Cyber attacks of the future: weaponising OT environments to kill
By 2025, cyber attackers could be capable of weaponising operational technology (OT) environments to successfully harm or kill humans, according to a report by Gartner, Inc. Security incidents in OT and other cyber-physical systems (CPS) have three motivations: actual harm, commercial vandalism (reduced output) and reputational vandalism (making a manufacturer untrusted or unreliable). Gartner predicts that the financial impact of CPS attacks resulting in fatal casualties will reach over $50 billion by 2023. Even without considering the value of human life, the costs for organisations in terms of compensation, litigation, insurance, regulatory fines and reputation loss will be significant. Gartner also predicts that most CEOs will be personally liable for such incidents.
Wam Voster, senior research director at Gartner, noted that in operational environments, security and risk management leaders should be more concerned about real world hazards to humans and the environment, rather than information theft. “Inquiries with Gartner clients reveal that organisations in asset-intensive industries like manufacturing, resources and utilities struggle to define appropriate control frameworks,” said Voster.
Gartner recommends adopting a framework of 10 security controls to improve security posture and prevent incidents in the digital world from having an adverse effect in the physical world. Gartner urges organisations to define roles and responsibilities, by appointing an OT security manager for each facility, who is responsible for assigning and documenting roles and responsibilities related to security for all workers, senior managers and any third parties.
Organisations must also ensure that all OT staff have the required skills for their roles, with employees at each facility trained to recognise security risks, the most common attack vectors and what to do in case of a security incident. Gartner also recommends ensuring that each facility implements and maintains an OT-specific security incident management process that includes four phases: preparation; detection and analysis; containment, eradication and recovery; and post-incident activity.
Organisations should ensure proper backup, restore and disaster recovery procedures are in place. To limit the impact of physical events such as a fire, backup media should not be stored in the same location as the backed up system. The backup media must also be protected from unauthorised disclosure or misuse. To cope with high severity incidents, it must be possible to restore the backup on a new system or virtual machine.
A policy should be created to ensure all portable data storage media such as USB sticks and portable computers are scanned, regardless of whether a device belongs to an internal employee or external parties such as subcontractors or equipment manufacturer representatives. Only media found to be free from malicious code or software should be connected to the OT. To support this process, security managers must keep an up-to-date inventory of all OT equipment and software.
OT networks must be physically and/or logically separated from any other network, both internally and externally. All network traffic between an OT and any other part of the network must go through a secure gateway solution like a demilitarised zone (DMZ).
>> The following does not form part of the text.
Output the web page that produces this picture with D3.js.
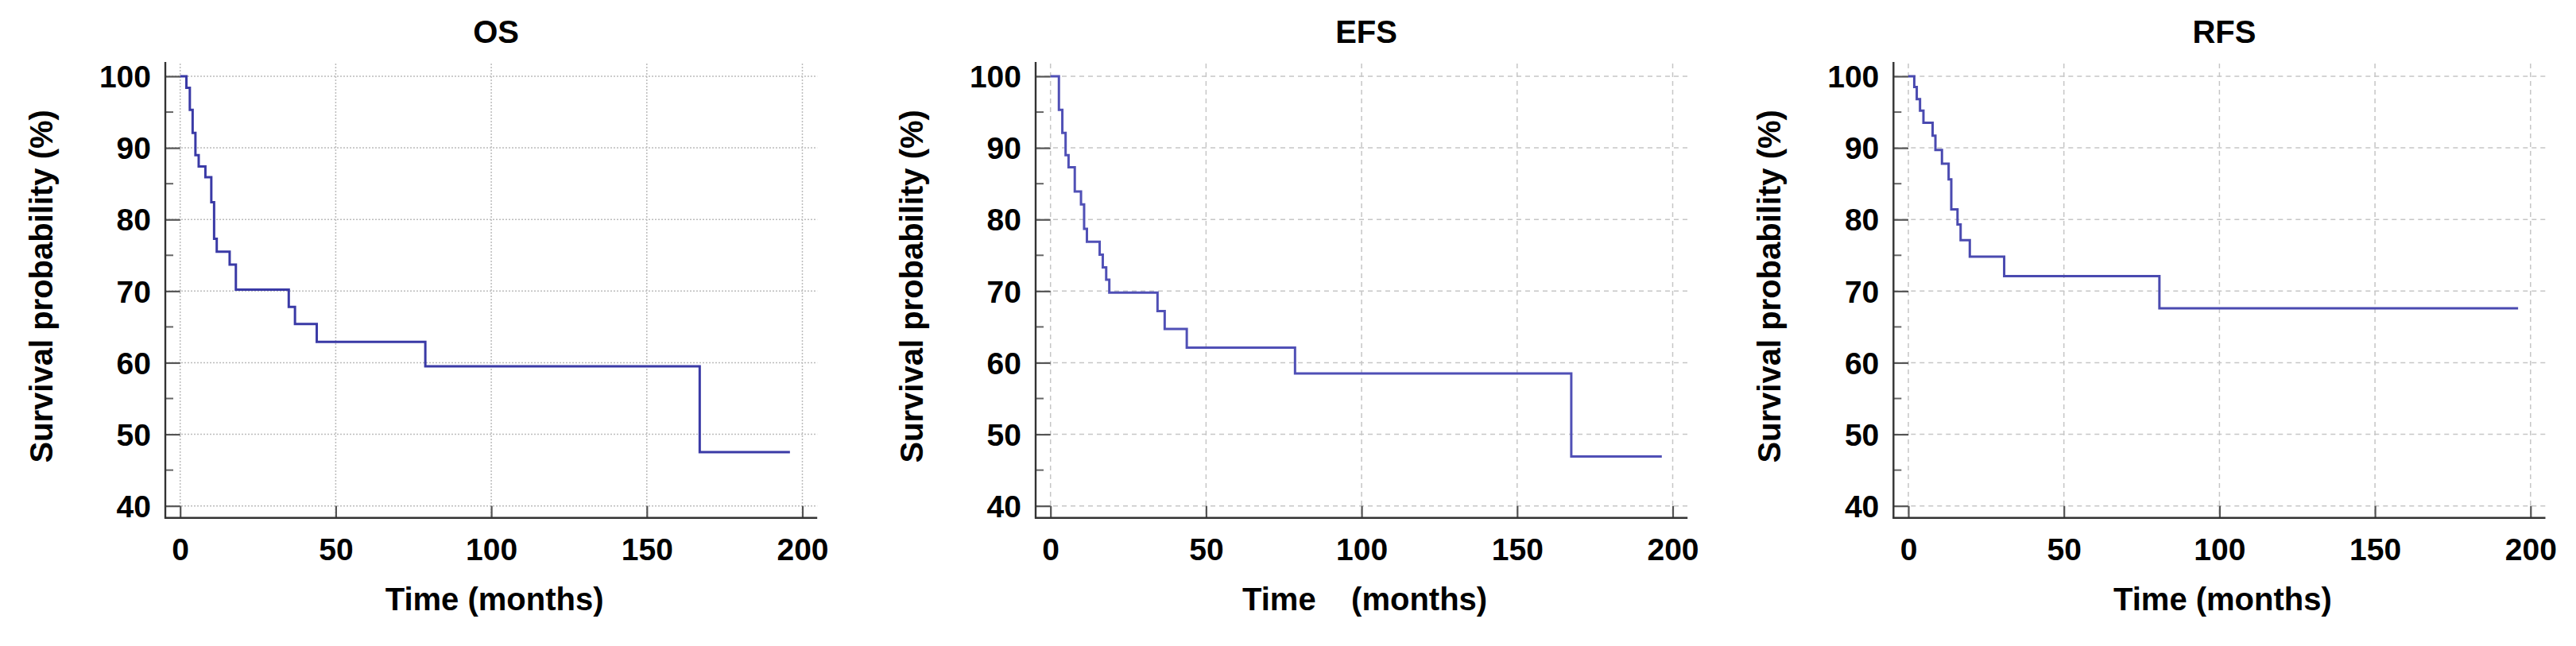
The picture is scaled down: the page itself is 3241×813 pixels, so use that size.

Interactive sessions to OT must use multi-factor authentication to authenticate at the gateway.
Gartner recommends implementing policies and procedures for automated logging and reviewing of potential and actual security events. These should include clear retention times for the security logs to be retained and protection against tampering or unwanted modification. Secure configurations should also be developed, standardised and deployed for all systems like endpoints, servers, network devices and field devices. All components in the OT environment should also install and enable endpoint security software like anti-malware. A formal patching process should also be implemented, to qualify patches by the equipment manufacturers before deploying. Once qualified, the patches can only be deployed on appropriate systems with a pre-specified frequency.